Logistics companies that ship antiques to Europe have prepared for Brexit.
All antiques moving between Europe and the UK are now subject to customs regulations and border controls, as of January 1st, 2021. This could cause delays, but logistics companies have said that they are prepared.
One company that ships antiques and art to Europe said that customs formalities will be processed in its warehouse in West London before leaving in its vehicles to the Channel ports. The drivers must have a Kent Access Permit (KAP) before heading to the ports. The KAP and other custom forms are completed online, which prevents custom delays.
Antiques over 50 years old are classed as cultural goods and must have an export licence issued by the Arts Council. People buying qualifying antiques in the UK for use in their European homes need to apply to the Export Licensing Unit (ELU) for an export licence. The unit was closed in March 2020, but it has now created an online procedure for obtaining an export licence.
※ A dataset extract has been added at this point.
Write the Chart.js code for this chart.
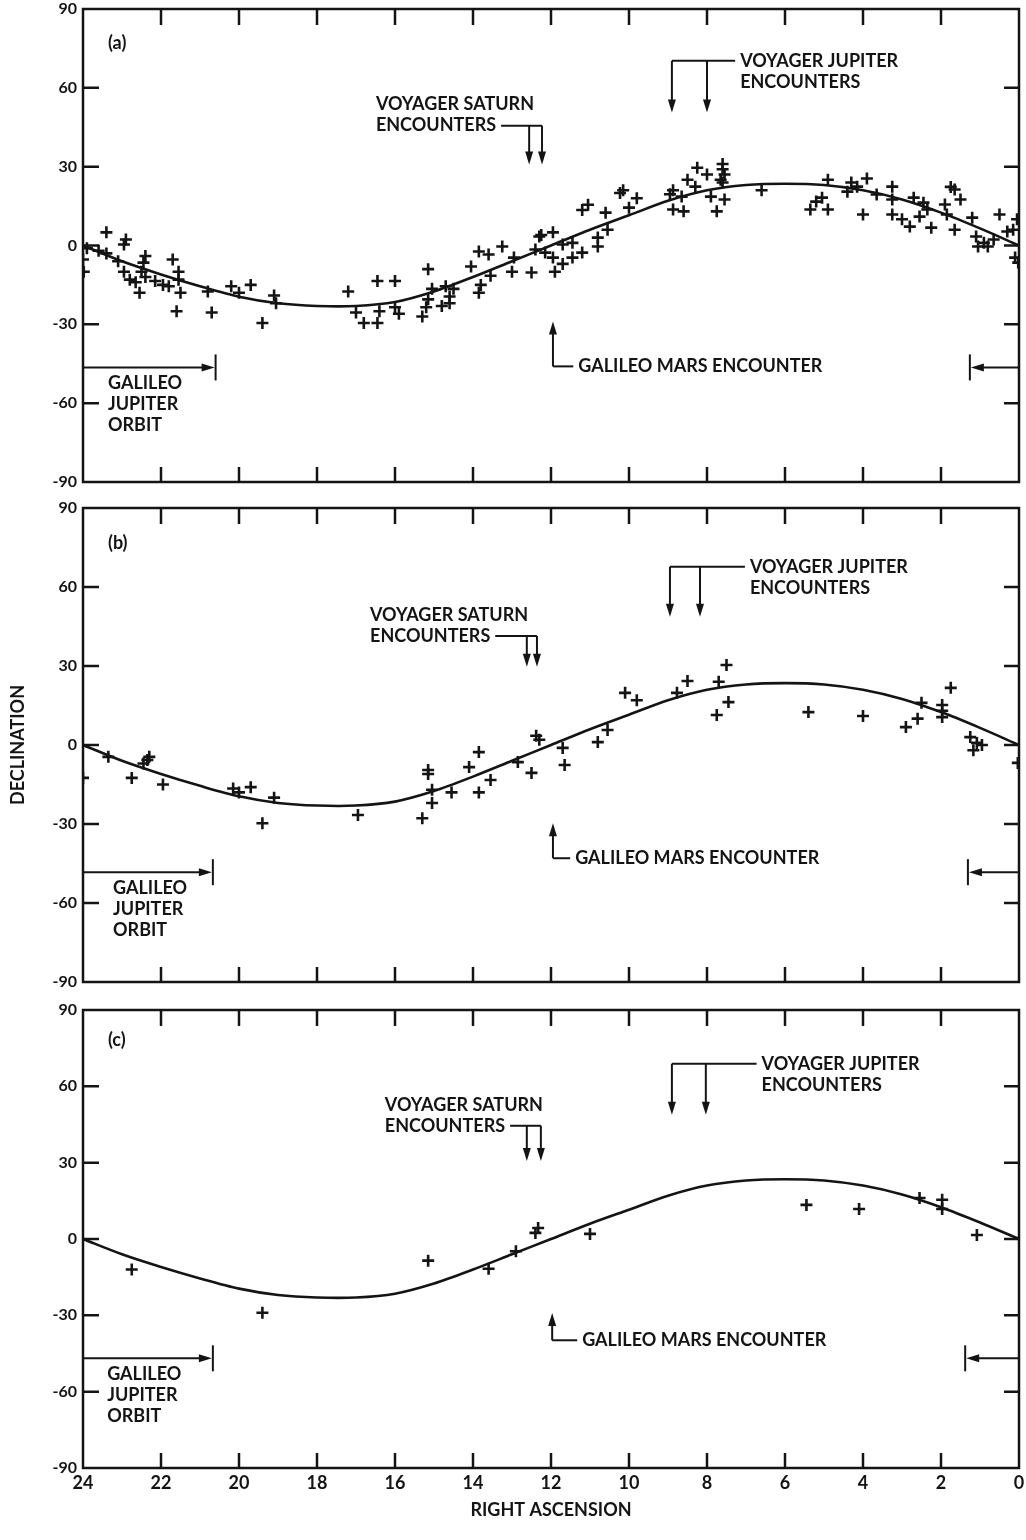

If ports do become congested, an alternative is air freight, though this is more expensive. Some shippers are looking at using alternative ports, such as Hull, which are not as busy as the Channel ports.
Antique dealers reported brisk business in 2020, despite lockdown restrictions. Buyers purchasing antique sofas, settees, chests and other furniture from Lancashire have plenty of choices. If shipping items outside the UK, expect some delays, and possible rises in freight charges to cover extra administration work.